→ **To do**
Retype the opening lines of the listing below, ending with the line that contains "const MI_COLOR = '#A2142F', MSD_COLOR", and leave out any pictures.

→ **Information shown**
(begin)

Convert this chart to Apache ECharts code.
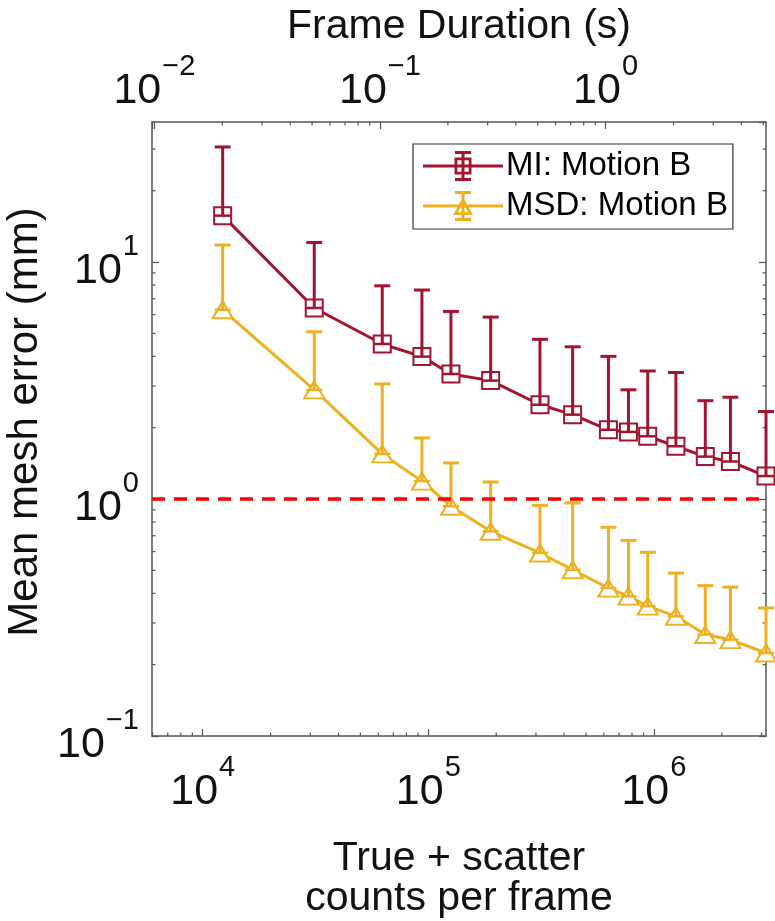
<!DOCTYPE html>
<html><head><meta charset="utf-8">
<script src="https://cdn.jsdelivr.net/npm/echarts@6/dist/echarts.min.js"></script>
<style>html,body{margin:0;padding:0;background:#fff}#c{width:775px;height:921px}</style>
</head><body><div id="c"></div>
<script>
// ---- data ----
const seriesNames = ['MI: Motion B', 'MSD: Motion B'];
const counts   = [12260, 31220, 62500, 93700, 126000, 189000, 312600, 436300, 628700, 771300, 939000, 1252000, 1690000, 2184000, 3140000];
const miMean   = [15.7, 6.40, 4.51, 3.99, 3.37, 3.16, 2.50, 2.27, 1.96, 1.92, 1.84, 1.67, 1.51, 1.44, 1.25];
const miUpper  = [30.6, 12.1, 7.94, 7.62, 6.19, 5.86, 4.72, 4.39, 4.00, 2.89, 3.47, 3.42, 2.60, 2.69, 2.34];
const msdMean  = [6.29, 2.89, 1.55, 1.19, 0.932, 0.731, 0.592, 0.503, 0.421, 0.389, 0.353, 0.320, 0.268, 0.255, 0.224];
const msdUpper = [11.8, 5.08, 3.06, 1.81, 1.42, 1.18, 0.94, 0.962, 0.760, 0.669, 0.596, 0.487, 0.431, 0.425, 0.347];
const threshold = 1;
// ---- axes / ticks ----
const countRange = [5960, 3140000];
const durRange = [0.00976, 5.14];
const yRange = [0.1, 39];
const countTicks = [1e4, 1e5, 1e6];
const countTickLabels = ['4', '5', '6'];          // exponents of 10
const durTicks = [0.01, 0.1, 1];
const durTickLabels = ['\u22122', '\u22121', '0'];
const yTicks = [0.1, 1, 10];
const yTickLabels = ['\u22121', '0', '1'];
const xTitleTop = 'Frame Duration (s)';
const xTitleBottom = 'True + scatter\ncounts per frame';
const yTitle = 'Mean mesh error (mm)';

const FONT = "'Liberation Sans', Arial, Helvetica, sans-serif";
const MI_COLOR = '#A2142F', MSD_COLOR = '#EDB120', AX = '#555555';

// legend glyphs (line + marker + error bar), drawn in an 80x36 box
const MI_ICON = 'path://M0,16.5h80v3h-80z M38.5,4h3v28h-3z M32,3h16v3h-16z M32,30h16v3h-16z M31.5,9.5h17v17h-17z M34.3,12.3v11.4h11.4v-11.4z';
const MSD_ICON = 'path://M0,16.5h80v3h-80z M38.5,4h3v28h-3z M32,3h16v3h-16z M32,30h16v3h-16z M40,9L50,27L30,27Z M40,14.6L34.9,24.3L45.1,24.3Z';

function minorTicks(lo, hi) {
  const out = [];
  for (let e = Math.floor(Math.log10(lo)); e <= Math.ceil(Math.log10(hi)); e++) {
    for (let k = 2; k <= 9; k++) { const v = k * Math.pow(10, e); if (v > lo && v < hi) out.push([v]); }
  }
  return out;
}
function makeFormatter(ticks, labels) {
  return function (v) {
    for (let i = 0; i < ticks.length; i++) {
      if (Math.abs(Math.log10(v) - Math.log10(ticks[i])) < 1e-6) return '{b|10}{e|' + labels[i] + '}';
    }
    return '';
  };
}
const richX = {
  b: { fontSize: 43, lineHeight: 44, padding: [8, 0, 0, 0], fontFamily: FONT, color: '#111' },
  e: { fontSize: 29, lineHeight: 28, padding: [0, 0, 40, 1], fontFamily: FONT, color: '#111' }
};
const richY = {
  b: { fontSize: 43, lineHeight: 44, padding: [18, 0, 0, 0], fontFamily: FONT, color: '#111' },
  e: { fontSize: 29, lineHeight: 28, padding: [0, 0, 30, 1], fontFamily: FONT, color: '#111' }
};
function axisCommon() {
  return {
    type: 'log', logBase: 10,
    axisLine: { show: true, onZero: false, lineStyle: { color: AX, width: 1.5 } },
    axisTick: { show: true, inside: true, length: 7, lineStyle: { color: AX, width: 1.2 } },
    splitLine: { show: false }, minorTick: { show: false }
  };
}
function errRender(color) {
  return function (params, api) {
    const x = api.value(0), m = api.value(1), u = api.value(2);
    const p = api.coord([x, m]), q = api.coord([x, u]);
    const hw = 8;
    return { type: 'group', children: [
      { type: 'line', shape: { x1: p[0], y1: p[1], x2: q[0], y2: q[1] }, style: { stroke: color, lineWidth: 3 } },
      { type: 'line', shape: { x1: q[0] - hw, y1: q[1], x2: q[0] + hw, y2: q[1] }, style: { stroke: color, lineWidth: 3 } },
      { type: 'line', shape: { x1: p[0] - hw, y1: p[1], x2: p[0] + hw, y2: p[1] }, style: { stroke: color, lineWidth: 2.5 } }
    ]};
  };
}
function tickRender(which) {
  return function (params, api) {
    const cs = params.coordSys; const L = 3.5;
    const st = { stroke: AX, lineWidth: 1.2 };
    if (which === 'bottom') { const x = api.coord([api.value(0), 1])[0]; const y = cs.y + cs.height; return { type: 'line', shape: { x1: x, y1: y, x2: x, y2: y - L }, style: st }; }
    if (which === 'top') { const x = api.coord([api.value(0), 1])[0]; const y = cs.y; return { type: 'line', shape: { x1: x, y1: y, x2: x, y2: y + L }, style: st }; }
    const y = api.coord([countRange[0] * 2, api.value(0)])[1];
    return { type: 'group', children: [
      { type: 'line', shape: { x1: cs.x, y1: y, x2: cs.x + L, y2: y }, style: st },
      { type: 'line', shape: { x1: cs.x + cs.width, y1: y, x2: cs.x + cs.width - L, y2: y }, style: st }
    ]};
  };
}

const chart = echarts.init(document.getElementById('c'), null, { renderer: 'canvas' });
chart.setOption({
  animation: false,
  backgroundColor: '#fff',
  textStyle: { fontFamily: FONT },
  grid: { left: 152, right: 9, top: 122, bottom: 185, containLabel: false, outerBoundsMode: 'none' },
  legend: {
    data: [{ name: seriesNames[0], icon: MI_ICON }, { name: seriesNames[1], icon: MSD_ICON }],
    orient: 'vertical', left: 413, top: 144,
    padding: [4, 5, 5, 10], itemGap: 4, itemWidth: 80, itemHeight: 36,
    borderColor: '#333', borderWidth: 1.2, backgroundColor: '#fff', borderRadius: 0,
    itemStyle: { borderWidth: 0 },
    textStyle: { fontSize: 33, fontFamily: FONT, color: '#000', lineHeight: 36, padding: [0, 0, 0, -2] },
    selectedMode: false
  },
  xAxis: [
    Object.assign(axisCommon(), {
      position: 'bottom', min: countRange[0], max: countRange[1],
      axisLabel: { margin: 30, formatter: makeFormatter(countTicks, countTickLabels), rich: richX, showMinLabel: false, showMaxLabel: false },
      name: xTitleBottom, nameLocation: 'middle', nameGap: 103,
      nameTextStyle: { fontSize: 41, fontFamily: FONT, color: '#111', lineHeight: 40 }
    }),
    Object.assign(axisCommon(), {
      position: 'top', min: durRange[0], max: durRange[1],
      axisLabel: { margin: 13, formatter: makeFormatter(durTicks, durTickLabels), rich: richX, showMinLabel: true, showMaxLabel: false },
      name: xTitleTop, nameLocation: 'middle', nameGap: 68,
      nameTextStyle: { fontSize: 41, fontFamily: FONT, color: '#111' }
    })
  ],
  yAxis: [
    Object.assign(axisCommon(), {
      position: 'left', min: yRange[0], max: yRange[1],
      axisLabel: { margin: 13, formatter: makeFormatter(yTicks, yTickLabels), rich: richY, showMinLabel: true, showMaxLabel: false },
      name: yTitle, nameLocation: 'middle', nameGap: 74,
      nameTextStyle: { fontSize: 42, fontFamily: FONT, color: '#111', padding: [0, 0, 0, 14] }
    }),
    Object.assign(axisCommon(), {
      position: 'right', min: yRange[0], max: yRange[1],
      axisLabel: { show: false }
    })
  ],
  series: [
    { type: 'line', name: '__thr', data: [], xAxisIndex: 0, yAxisIndex: 0, z: 1,
      markLine: { silent: true, symbol: ['none', 'none'], label: { show: false },
        lineStyle: { color: '#FF0000', type: [13, 9], width: 3.5 }, data: [{ yAxis: threshold }] } },
    { type: 'custom', xAxisIndex: 0, yAxisIndex: 0, data: minorTicks(countRange[0], countRange[1]), renderItem: tickRender('bottom'), silent: true, z: 1 },
    { type: 'custom', xAxisIndex: 1, yAxisIndex: 0, data: minorTicks(durRange[0], durRange[1]), renderItem: tickRender('top'), silent: true, z: 1 },
    { type: 'custom', xAxisIndex: 0, yAxisIndex: 0, data: minorTicks(yRange[0], yRange[1]), renderItem: tickRender('y'), silent: true, z: 1 },
    { type: 'line', name: seriesNames[0], xAxisIndex: 0, yAxisIndex: 0, z: 3,
      data: counts.map((c, i) => [c, miMean[i]]),
      symbol: 'emptyRect', symbolSize: 17, showSymbol: true, clip: false,
      lineStyle: { color: MI_COLOR, width: 3 }, itemStyle: { color: MI_COLOR, borderWidth: 3 } },
    { type: 'line', name: seriesNames[1], xAxisIndex: 0, yAxisIndex: 0, z: 3,
      data: counts.map((c, i) => [c, msdMean[i]]),
      symbol: 'emptyTriangle', symbolSize: [20, 17], showSymbol: true, clip: false,
      lineStyle: { color: MSD_COLOR, width: 3 }, itemStyle: { color: MSD_COLOR, borderWidth: 3 } },
    { type: 'custom', xAxisIndex: 0, yAxisIndex: 0, z: 4, silent: true, clip: false,
      data: counts.map((c, i) => [c, miMean[i], miUpper[i]]), renderItem: errRender(MI_COLOR) },
    { type: 'custom', xAxisIndex: 0, yAxisIndex: 0, z: 4, silent: true, clip: false,
      data: counts.map((c, i) => [c, msdMean[i], msdUpper[i]]), renderItem: errRender(MSD_COLOR) }
  ]
});
</script></body></html>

(end)

→ **Response to this task**
Convert this chart to Apache ECharts code.
<!DOCTYPE html>
<html><head><meta charset="utf-8">
<script src="https://cdn.jsdelivr.net/npm/echarts@6/dist/echarts.min.js"></script>
<style>html,body{margin:0;padding:0;background:#fff}#c{width:775px;height:921px}</style>
</head><body><div id="c"></div>
<script>
// ---- data ----
const seriesNames = ['MI: Motion B', 'MSD: Motion B'];
const counts   = [12260, 31220, 62500, 93700, 126000, 189000, 312600, 436300, 628700, 771300, 939000, 1252000, 1690000, 2184000, 3140000];
const miMean   = [15.7, 6.40, 4.51, 3.99, 3.37, 3.16, 2.50, 2.27, 1.96, 1.92, 1.84, 1.67, 1.51, 1.44, 1.25];
const miUpper  = [30.6, 12.1, 7.94, 7.62, 6.19, 5.86, 4.72, 4.39, 4.00, 2.89, 3.47, 3.42, 2.60, 2.69, 2.34];
const msdMean  = [6.29, 2.89, 1.55, 1.19, 0.932, 0.731, 0.592, 0.503, 0.421, 0.389, 0.353, 0.320, 0.268, 0.255, 0.224];
const msdUpper = [11.8, 5.08, 3.06, 1.81, 1.42, 1.18, 0.94, 0.962, 0.760, 0.669, 0.596, 0.487, 0.431, 0.425, 0.347];
const threshold = 1;
// ---- axes / ticks ----
const countRange = [5960, 3140000];
const durRange = [0.00976, 5.14];
const yRange = [0.1, 39];
const countTicks = [1e4, 1e5, 1e6];
const countTickLabels = ['4', '5', '6'];          // exponents of 10
const durTicks = [0.01, 0.1, 1];
const durTickLabels = ['\u22122', '\u22121', '0'];
const yTicks = [0.1, 1, 10];
const yTickLabels = ['\u22121', '0', '1'];
const xTitleTop = 'Frame Duration (s)';
const xTitleBottom = 'True + scatter\ncounts per frame';
const yTitle = 'Mean mesh error (mm)';

const FONT = "'Liberation Sans', Arial, Helvetica, sans-serif";
const MI_COLOR = '#A2142F', MSD_COLOR = '#EDB120', AX = '#555555';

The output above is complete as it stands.